Even up till this very second.
I know all the right answers, of course! Of course I’m pretty, smart, articulate, deep, blah blah, but – I don’t actually believe that to be true, because it isn’t.
How do I know?
Well, the right answer is the attention, commitment, or consistency of men cannot validate my beauty. Of course they can’t validate me. I validate myself.
But like, why doesn’t he want me?
And so the cycle of self hate begins again.
It’s disconcerting when you figure out there’s someone behind the curtain, and so I know my closeted self hate must shock everyone who has ever seen me as the conscientious-self-love-first-all-natural sista.
I’m sorry because having all the answers isn’t enough. I’m sorry because simply preaching without practicing is hypocritical. I’m sorry because after two years of actively trying to change my thought process, my default state is always seeing the worthlessness in myself.
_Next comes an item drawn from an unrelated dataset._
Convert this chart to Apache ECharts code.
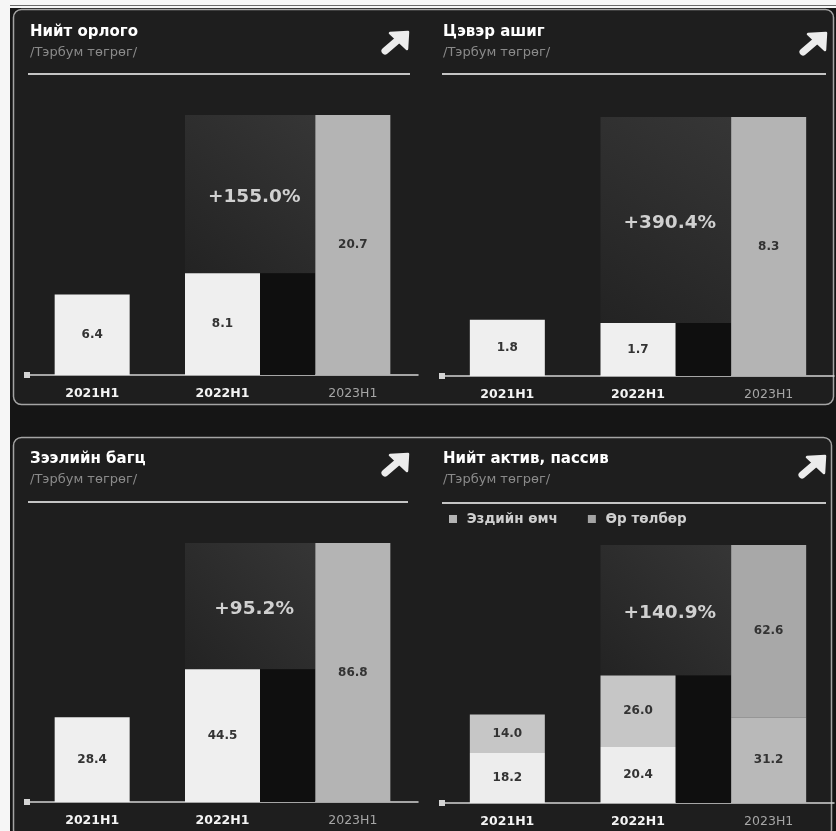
<!DOCTYPE html>
<html><head><meta charset="utf-8">
<script src="https://cdn.jsdelivr.net/npm/echarts@6/dist/echarts.min.js"></script>
<style>html,body{margin:0;padding:0;background:#161616;}#c{width:836px;height:831px;}</style>
</head><body><div id="c"></div>
<script>
// ---- data ----
const categories = ['2021H1', '2022H1', '2023H1'];
const revenue = [6.4, 8.1, 20.7];
const netProfit = [1.8, 1.7, 8.3];
const loans = [28.4, 44.5, 86.8];
const equity = [18.2, 20.4, 31.2];
const liabilities = [14.0, 26.0, 62.6];
const growthLabels = ['+155.0%', '+390.4%', '+95.2%', '+140.9%'];
const panelTitles = ['Нийт орлого', 'Цэвэр ашиг', 'Зээлийн багц', 'Нийт актив, пассив'];
const panelSubtitle = '/Тэрбум төгрөг/';
const legendNames = ['Эздийн өмч', 'Өр төлбөр'];

// ---- layout / style ----
const FONT = '"DejaVu Sans", sans-serif';
const BAR_W = 75;
const grids = [
  {left: 27, width: 391, top: 115, height: 260},
  {left: 442, width: 392, top: 117, height: 259},
  {left: 27, width: 391, top: 543, height: 259},
  {left: 442, width: 392, top: 545, height: 258}
];
const titlePos = [[30, 25], [443, 25], [30, 452], [443, 452]];
const sepLines = [[28, 410, 74], [442, 826, 74], [28, 408, 502], [442, 826, 503]];
const arrowPos = [[381, 32], [799, 33], [381, 454], [798, 456]];

const chart = echarts.init(document.getElementById('c'), null, {renderer: 'canvas'});

function sumArr(a, b) { return a.map((v, i) => +(v + b[i]).toFixed(1)); }
const totals = [revenue, netProfit, loans, sumArr(equity, liabilities)];

function growthSeries(idx) {
  const t = totals[idx];
  return {
    type: 'custom', xAxisIndex: idx, yAxisIndex: idx, z: 1, silent: true,
    data: [[1, t[1], t[2]]],
    encode: {x: 0, y: [1, 2]},
    renderItem: function (params, api) {
      const v22 = api.value(1), v23 = api.value(2);
      const p22 = api.coord([1, v22]);
      const p23 = api.coord([2, v23]);
      const p0 = api.coord([2, 0]);
      const left = p22[0] - BAR_W / 2;
      const right = p23[0] - BAR_W / 2;
      const r22 = p22[0] + BAR_W / 2;
      return {
        type: 'group',
        children: [
          {type: 'rect', shape: {x: left, y: p23[1], width: right - left, height: p22[1] - p23[1]},
           style: {fill: new echarts.graphic.LinearGradient(0, 1, 1, 0, [
             {offset: 0, color: '#232323'}, {offset: 1, color: '#363636'}])}},
          {type: 'rect', shape: {x: r22, y: p22[1], width: right - r22, height: p0[1] - p22[1]},
           style: {fill: '#0f0f0f'}},
          {type: 'text', x: (left + right) / 2 + 4, y: (p23[1] + p22[1]) / 2 + 3,
           style: {text: growthLabels[idx], fill: '#d0d0d0', font: 'bold 18.5px ' + FONT,
                   align: 'center', verticalAlign: 'middle'}}
        ]
      };
    }
  };
}

const labelStyle = {show: true, position: 'inside', color: '#333', fontSize: 12, fontWeight: 600, fontFamily: FONT};
function colored(arr, c, cLast) {
  return arr.map((v, i) => ({value: v, itemStyle: {color: i === arr.length - 1 ? cLast : c}}));
}
function simpleBar(idx, arr) {
  return {type: 'bar', xAxisIndex: idx, yAxisIndex: idx, z: 3, barWidth: BAR_W,
    data: colored(arr, '#efefef', '#b4b4b4'), label: Object.assign({}, labelStyle,
      {formatter: p => p.value.toFixed(1)})};
}

const xAxes = grids.map((g, i) => ({
  type: 'category', gridIndex: i, data: categories,
  axisTick: {show: false},
  axisLine: {show: true, lineStyle: {color: '#d4d4d4', width: 1.5}, symbol: ['rect', 'none'], symbolSize: [6, 6]},
  axisLabel: {
    margin: 12,
    formatter: (v, k) => (k === 2 ? '{g|' + v + '}' : '{w|' + v + '}'),
    rich: {
      w: {color: '#f4f4f4', fontWeight: 700, fontSize: 12.5, fontFamily: FONT},
      g: {color: '#a6a6a6', fontWeight: 400, fontSize: 12.5, fontFamily: FONT}
    }
  }
}));
const yAxes = grids.map((g, i) => ({
  type: 'value', gridIndex: i, min: 0, max: 'dataMax', show: false, splitLine: {show: false}
}));

const graphics = [];
// page background pieces
graphics.push({type: 'rect', z: -20, shape: {x: 0, y: 0, width: 10, height: 831}, style: {fill: '#f6f6f6'}});
graphics.push({type: 'rect', z: -20, shape: {x: 0, y: 0, width: 836, height: 8}, style: {fill: '#f6f6f6'}});
graphics.push({type: 'line', z: -19, shape: {x1: 10, y1: 5.5, x2: 836, y2: 5.5}, style: {stroke: '#6a6a6a', lineWidth: 1.2}});
// panels
graphics.push({type: 'rect', z: -10, shape: {x: 13.5, y: 9.5, width: 820, height: 395, r: 8},
  style: {fill: '#1e1e1e', stroke: '#a4a4a4', lineWidth: 1.5}});
graphics.push({type: 'rect', z: -10, shape: {x: 13.5, y: 437.5, width: 818, height: 400, r: 8},
  style: {fill: '#1e1e1e', stroke: '#a4a4a4', lineWidth: 1.5}});
sepLines.forEach(s => graphics.push({type: 'line', z: 5, shape: {x1: s[0], y1: s[2], x2: s[1], y2: s[2]},
  style: {stroke: '#c4c4c4', lineWidth: 2}}));
arrowPos.forEach(a => graphics.push({type: 'group', x: a[0], y: a[1], z: 5, children: [
  {type: 'line', shape: {x1: 4, y1: 19, x2: 18, y2: 7}, style: {stroke: '#ececec', lineWidth: 7, lineCap: 'round'}},
  {type: 'polygon', shape: {points: [[9, 1], [27, 0], [26, 17]]}, style: {fill: '#ececec', stroke: '#ececec', lineWidth: 2.5, lineJoin: 'round'}}
]}));

const option = {
  backgroundColor: '#151515',
  animation: false,
  title: panelTitles.map((t, i) => ({
    text: t, subtext: panelSubtitle, left: titlePos[i][0], top: titlePos[i][1], padding: 0, itemGap: 6,
    textStyle: {color: '#ffffff', fontSize: 15, fontWeight: 700, fontFamily: FONT},
    subtextStyle: {color: '#8a8a8a', fontSize: 13, fontFamily: FONT}
  })),
  legend: {
    left: 444, top: 507, icon: 'rect', itemWidth: 8, itemHeight: 8, itemGap: 30,
    formatter: n => ' ' + n,
    textStyle: {color: '#cfcfcf', fontSize: 13.5, fontFamily: FONT, fontWeight: 600},
    data: [{name: legendNames[0], itemStyle: {color: '#b4b4b4'}}, {name: legendNames[1], itemStyle: {color: '#a4a4a4'}}]
  },
  grid: grids,
  xAxis: xAxes,
  yAxis: yAxes,
  graphic: graphics,
  series: [
    growthSeries(0), growthSeries(1), growthSeries(2), growthSeries(3),
    simpleBar(0, revenue), simpleBar(1, netProfit), simpleBar(2, loans),
    {name: legendNames[0], type: 'bar', stack: 'total', xAxisIndex: 3, yAxisIndex: 3, z: 3, barWidth: BAR_W,
     data: colored(equity, '#ededed', '#b9b9b9'),
     label: Object.assign({}, labelStyle, {formatter: p => p.value.toFixed(1)})},
    {name: legendNames[1], type: 'bar', stack: 'total', xAxisIndex: 3, yAxisIndex: 3, z: 3, barWidth: BAR_W,
     data: colored(liabilities, '#c6c6c6', '#a8a8a8'),
     label: Object.assign({}, labelStyle, {formatter: p => p.value.toFixed(1)})}
  ]
};
chart.setOption(option);
</script>
</body></html>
But also, feeling pretty isn’t the most important thing to me.
There are other compliments that I’d rather have. Am I clever? Am I creative? Am I trustworthy? Am I deserving of respect? Do I have good taste in music? Are my movie references accurate? Did my last blog post make a good point? All of these are exponentially cooler to hear.
I mean, anybody can be pretty! And in this racist, sexist country with fascist European beauty standards, I’ll never really be able to compete anyway!
So f*ck being pretty!
Beyoncè said pretty hurts, so I won’t try to be pretty anymore.
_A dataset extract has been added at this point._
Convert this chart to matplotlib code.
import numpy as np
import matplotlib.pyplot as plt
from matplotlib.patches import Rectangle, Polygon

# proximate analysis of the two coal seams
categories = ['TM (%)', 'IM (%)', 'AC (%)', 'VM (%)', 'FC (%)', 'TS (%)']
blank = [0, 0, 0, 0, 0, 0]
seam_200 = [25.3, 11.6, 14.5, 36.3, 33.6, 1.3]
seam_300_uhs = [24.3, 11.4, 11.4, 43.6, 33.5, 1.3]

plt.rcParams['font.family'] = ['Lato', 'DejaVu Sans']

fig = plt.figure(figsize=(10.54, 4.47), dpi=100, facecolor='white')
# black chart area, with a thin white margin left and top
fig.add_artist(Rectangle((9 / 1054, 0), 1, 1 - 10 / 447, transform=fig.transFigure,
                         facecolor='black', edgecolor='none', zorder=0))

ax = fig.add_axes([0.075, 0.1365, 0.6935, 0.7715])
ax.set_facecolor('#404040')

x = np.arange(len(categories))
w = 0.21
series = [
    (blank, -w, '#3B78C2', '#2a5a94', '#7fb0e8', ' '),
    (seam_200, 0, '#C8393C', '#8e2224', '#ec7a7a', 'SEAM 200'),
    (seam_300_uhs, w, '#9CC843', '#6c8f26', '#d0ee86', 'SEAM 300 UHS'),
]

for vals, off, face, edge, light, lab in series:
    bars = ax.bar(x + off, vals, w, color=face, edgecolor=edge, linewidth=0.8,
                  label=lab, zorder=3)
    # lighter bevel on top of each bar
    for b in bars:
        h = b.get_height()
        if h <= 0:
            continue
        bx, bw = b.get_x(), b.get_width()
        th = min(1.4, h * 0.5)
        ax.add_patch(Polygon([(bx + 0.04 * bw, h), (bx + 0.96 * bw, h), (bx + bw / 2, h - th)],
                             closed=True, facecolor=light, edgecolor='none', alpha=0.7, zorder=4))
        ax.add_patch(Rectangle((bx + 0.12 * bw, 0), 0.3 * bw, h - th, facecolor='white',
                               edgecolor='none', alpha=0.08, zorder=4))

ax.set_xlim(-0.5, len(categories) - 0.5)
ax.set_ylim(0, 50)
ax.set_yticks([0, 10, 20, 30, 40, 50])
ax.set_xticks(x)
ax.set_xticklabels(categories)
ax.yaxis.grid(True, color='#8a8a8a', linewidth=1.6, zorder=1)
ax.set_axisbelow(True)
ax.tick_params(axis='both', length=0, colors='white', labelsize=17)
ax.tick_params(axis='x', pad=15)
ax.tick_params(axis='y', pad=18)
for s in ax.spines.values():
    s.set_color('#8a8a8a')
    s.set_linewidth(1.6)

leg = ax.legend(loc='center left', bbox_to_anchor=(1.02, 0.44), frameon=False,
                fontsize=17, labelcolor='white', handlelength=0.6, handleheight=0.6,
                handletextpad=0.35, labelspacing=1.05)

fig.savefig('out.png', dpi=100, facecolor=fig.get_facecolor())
But “Pretty Hurts” said Beyoncè is pretty pretty, so I think I’ll try to be pretty again.
Even the media I consume to back up my point tells me another point entirely.
The truth is, pretty isn’t important.
The truth is, reality makes pretty important, and thus pretty is a reality with real (social, even economic) repercussions.
Do you want to know the end point?
There isn’t one, really.
Right now I’m thinking about the weight I’ve picked up since May after missing trips to the gym, wondering if skinny girl is thinking the same. I’m also wondering if I’m willing to sacrifice some gas to get a half priced milkshake from Sonic.
But let me return to skinny girl’s shoes and look at my crush calling me out. How would I have responded? Or better yet – how would I have responded if I were John?
Skinny girl is white, yes, and so she hasn’t experienced nearly the same amount of self consciousness as I have (*the live white feminism audience groans*) but she is a woman and so she understands what it feels like to constantly be on display. It’s a pressure that while unimportant on the surface, is still crucial due to painful, dangerous, and at times even lethal realities.
I think I would’ve just said she was pretty.